Most of that is my own doing. To be honest, I am enjoying the time I now have to read, to experiment more with my cooking, and to watch movies I missed while in Japan. I do get out, especially in the beautiful spring that is gradually unbuttoning to reveal the beauties of nature. (sounds sexy). There are cherry and other blossoms in Boise, Idaho, although not the kind that people sit under with obento and beer. I will celebrate my year with a good steak and a glass of red, contemplating the changes.
What changes? Well, I'm solo. I sleep when I want and wake when I choose. I grind my own coffee beans. I don't have a wife, a house, a car, a job. I have more music than ever. I ride my bike along the river. When I've finished this entry, I will go out on the balcony to clean out the planting boxes, sweep the carpet and make sure the lounge chair is in shape for a summer of people-watching.

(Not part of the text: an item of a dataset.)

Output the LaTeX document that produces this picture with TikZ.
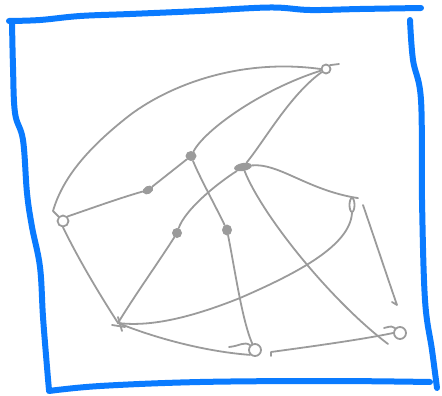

One significant adjustment is economic. As I am now at the tender mercies of the Social Security system, I get buy on about one-tenth what I was making in Japan. Even with the difference in costs of living here and there, that is quite a change. And because the United States has no discernible "health care system," I am forced to take care of myself, which means I am more conscious of the importance of a healthy lifestyle. I can say that it is possible for a single old fart like myself to get along on Social Security, but it means doing without a lot of things I took for granted in Japan. I still enjoy wine, and there are lots of good, not-too-expensive wines available, but I drink less of it. I probably exercise more, since feet and a bicycle are my most common means of transportation.
I am busy. I am conducting a course in literary appreciation for adults, which requires a fair amount of reading and research. I have another Blog that deals with the course, too. I brought next to nothing with me from Japan, but I have acquired some sturdy second-hand furniture that makes the apartment comfortable. I have just signed a new lease, so I will be here for at least the next year. It's probably too big for one person, but I'll hang on to it until I know what my daughter's plans are when she's out of college.
What's up for the second year? Well, I do plan to learn blues harmonica. And I do have the book, which I am thinking about now and then, but have not started, pending conclusion of the course I'm teaching. I will have to spend less on concert attendance in the year ahead, but I hope I can make up for that by devoting more time to rebuilding the guitar player skills. And I'll keep cooking.